Tolls: Transportation’s New Opioid

Opioid addiction is a problem in our state. People are sucked in all the time, needing more and more to get their fix with disastrous outcomes.

Our state is headed down that path, and we need an intervention. After a 21-month study, we now know tolling State Route 167 will bring in more money, but it won’t necessarily relieve congestion. In fact, what those managing our state’s infrastructure are discussing reveals there is no incentive to reduce congestion at all. They’ve had a little taste of what’s possible with tolls and want more. They seem to be slipping into the addiction of easy money and disastrous outcomes for the people funding their addiction. Just look to Seattle, where local politicians want to take more of your money to enable addicts, buy them heroin and build taxpayer-funded shooting galleries.
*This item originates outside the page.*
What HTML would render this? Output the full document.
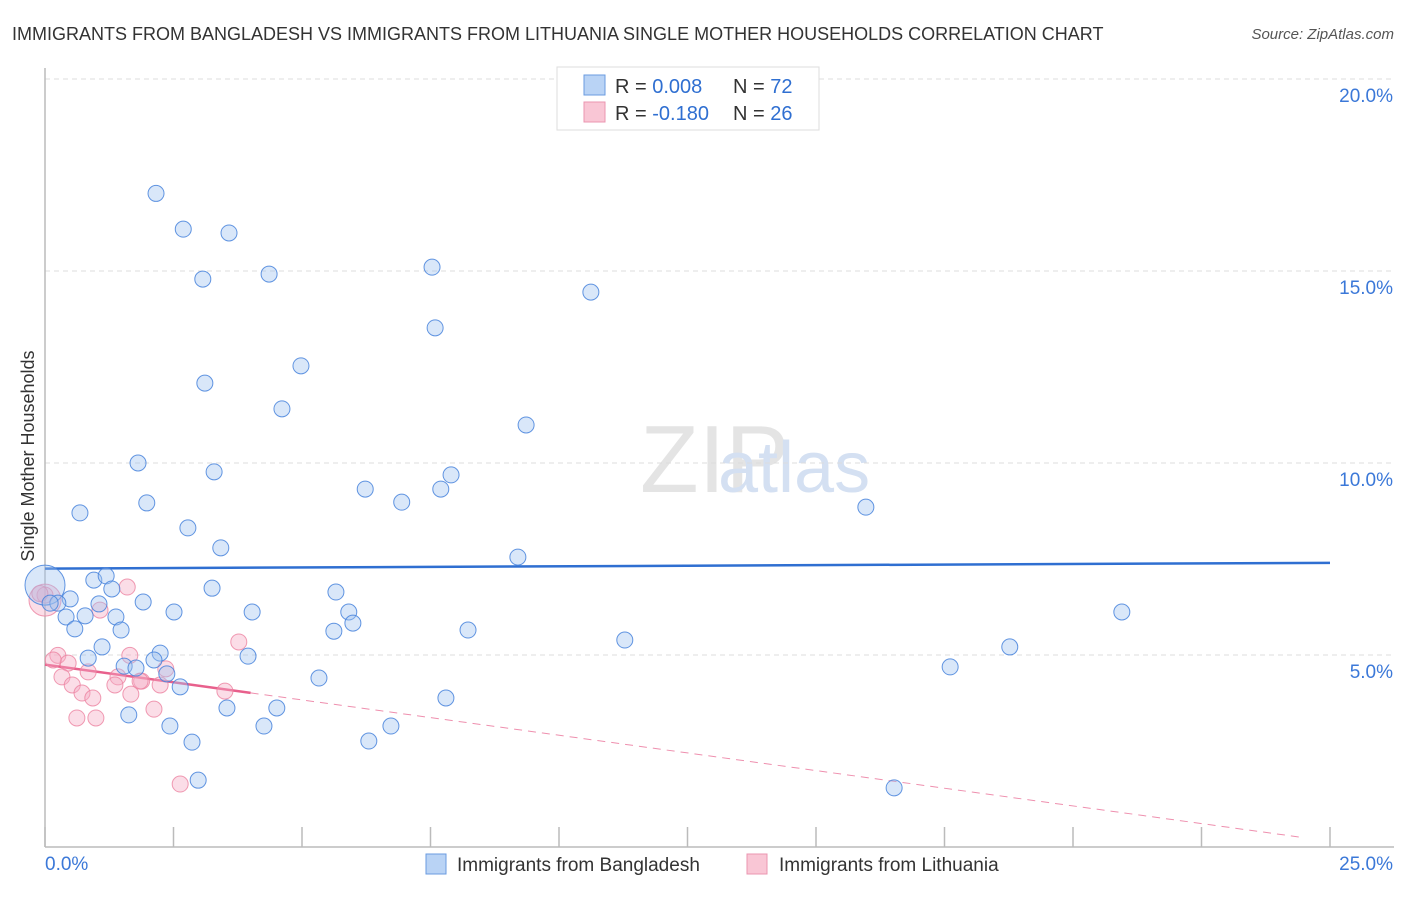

This scenario is exactly what some want to inflict on us when we’re just trying to get to work or take our kids to school. Once they go down this path, there is no turning back – they’re hooked. The recent editorial by the Tacoma News Tribune regarding tolling State Route 167 is emblematic. To finish a much-needed project, we will tie our hands on any future congestion improvements by bonding toll revenue.

Existing tolls are already $10, but we all know that won’t be enough. Soon they’ll need a bigger fix. There are plans currently being considered that would extend toll lanes to Puyallup and raise tolls as high as $50 per trip to pay for projects further north. You’ll be taxed to drive on the road you already paid for. To make matters worse, some decision-makers want to bond against toll revenues, making sure that we’ll never escape gridlock, or the insatiable hunger for more of your money.

The goal is to use tolls to pay for congestion-relief projects, but at the same time bond that money that will be linked to declining revenue. Those managing bonds have been clear: If we bond against tolls, there is nothing we can do to reduce congestion that might affect revenue because that money is already spoken for. If the plan is successful, there is no incentive to get clean, so to speak.

I have sounded alarms since joining the state Senate that our transportation system needs help. We cannot raise taxes fast enough to keep up with increased fuel efficiency, rising construction costs, and lower gas-tax receipts. The state needs a fix and its only solution is to implement more tolls, and up the dosage.

That is why I introduced legislation that funds transportation using the money you already send to Olympia. Relying on existing sales tax on motor vehicles, it is an inflation-linked and sustainable source of revenue to meet our growing transportation demands. Using the same
methodology to sell the last gas-tax hike, my plan creates thousands of family-wage jobs, bolsters state and local coffers, and reduces our reliance on the gas tax, or new schemes to tax you off the roads.

I urge people to say enough is enough, we have to rein in spendthrift and unaccountable agencies. We need to show some tough love and make sure we break the impending cycle of addiction.